You mention that this revolver is prohibited - - Does Canadian law make any provision for you to sell this item to a licensed collector or international dealer? I'm sure there are a lot of US collectors who would like to pay a fair price for such an item. It is not a "military firearm" or otherwise "evil" by any stretch of the imagination, and should, with some red tape, be importable into the USA. Whups! It must be "evil" to some extent, if your government forbids ownership of such. Please accept my sincere commiserations on that point.

Again, condolences for the passing of your dad.

Best,
Johnny

bubbygator
October 13, 2004, 09:55 PM
For general info, here's a 2002 opinion explaining the prohibition:When the prohibition was first brought up for short barrel handguns the reason given was that the firearms in this category had no legitimate sporting purpose and were too easily concealable.

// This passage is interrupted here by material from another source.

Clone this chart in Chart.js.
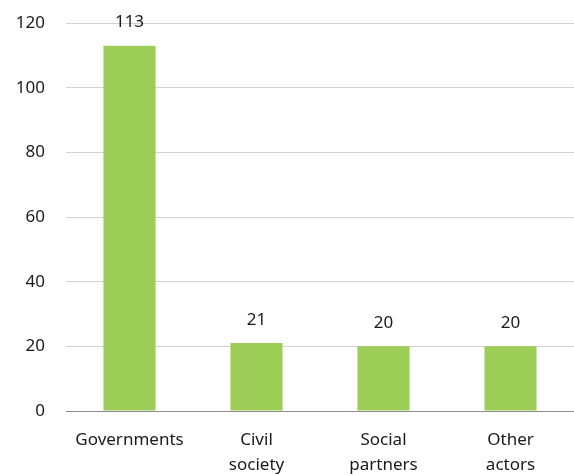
<!DOCTYPE html>
<html><head><meta charset="utf-8">
<script src="https://cdn.jsdelivr.net/npm/chart.js@4/dist/chart.umd.min.js"></script>
<style>html,body{margin:0;padding:0;overflow:hidden;background:#fff}#wrap{width:574px;height:492px;position:relative}</style>
</head><body><div id="wrap"><canvas id="c"></canvas></div>
<script>
const categories = [['Governments'], ['Civil','society'], ['Social','partners'], ['Other','actors']];
const values = [113, 21, 20, 20];
const yTicks = [0, 20, 40, 60, 80, 100, 120];

const FONT = '"Noto Sans", sans-serif';
const valueLabels = {
  id: 'valueLabels',
  afterDatasetsDraw(chart) {
    const ctx = chart.ctx;
    const meta = chart.getDatasetMeta(0);
    ctx.save();
    ctx.font = '17px ' + FONT;
    ctx.fillStyle = '#1a1a1a';
    ctx.textAlign = 'center';
    ctx.textBaseline = 'middle';
    meta.data.forEach((bar, i) => {
      ctx.fillText(String(values[i]), bar.x, bar.y - 23);
    });
    ctx.restore();
  }
};

new Chart(document.getElementById('c'), {
  type: 'bar',
  data: {
    labels: categories,
    datasets: [{
      data: values,
      backgroundColor: '#9BCD57',
      borderWidth: 0,
      barPercentage: 0.41,
      categoryPercentage: 1
    }]
  },
  options: {
    responsive: true,
    maintainAspectRatio: false,
    animation: false,
    layout: { padding: { top: 23, right: 0, left: 0, bottom: 0 } },
    plugins: { legend: { display: false }, tooltip: { enabled: false } },
    scales: {
      x: {
        grid: { display: false, drawTicks: false },
        border: { display: true, color: '#8c8c8c', width: 1 },
        ticks: { color: '#1a1a1a', font: { family: FONT, size: 17, lineHeight: 1.47 }, padding: 17, maxRotation: 0, autoSkip: false },
        afterFit(s) { s.height = 492 - 411; s.paddingLeft = 0; s.paddingRight = 0; }
      },
      y: {
        min: 0, max: 120,
        afterBuildTicks(s) { s.ticks = yTicks.map(v => ({ value: v })); },
        grid: { color: '#d0d0d0', lineWidth: 1, drawTicks: false },
        border: { display: false },
        ticks: { color: '#1a1a1a', font: { family: FONT, size: 17 }, padding: 21 },
        afterFit(s) { s.width = 66; s.paddingTop = 0; s.paddingBottom = 0; }
      }
    }
  },
  plugins: [valueLabels]
});
</script></body></html>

They also referred to them as "Saturday Night Specials". The cutoff was 105mm which meant that all the nominal 4" revolvers became prohibited as they measured a revolver from the muzzle to the end of the forcing cone at the barrel just ahead of the cylinder. Somehow, I don't think anyone knowledgable in firearms would refer to a Ruger GP series in 4" as a "Saturday Night Special".

Now, stay with me on this one, they measure the barrel on a semi automatic pistol from the muzzle to the rear of the chamber, slide closed. This is the same method used in measuring rifle barrels.

Now for those who are still following this, the overall length of the 4" barrelled revolver is greater, generally, than the overall length of a 5" barrelled pistol. This means that the sight radius, generally is about the same and the inherent accurracy would be at least as good. Keeping all this in mind, their justification for the prohibition is nothing more than Political BS.

I know that industry has traditionally measured the revolver barrel without chamber. The reason the Government choose to do it the same way was to enable them to prohibit as "short barrelled" all those 4" revolvers that are out there. They had estimates, done by their own people, that it covered over 50% of all handguns in Canada.

Had their goal actually been as stated, to go after firearms that were too easily concealled, they would have gone with a minimum overall length. Most of us know it is far easier to conceal a legal 5" Government Model 1911 than it is to conceal a prohibited 4" N frame S&W.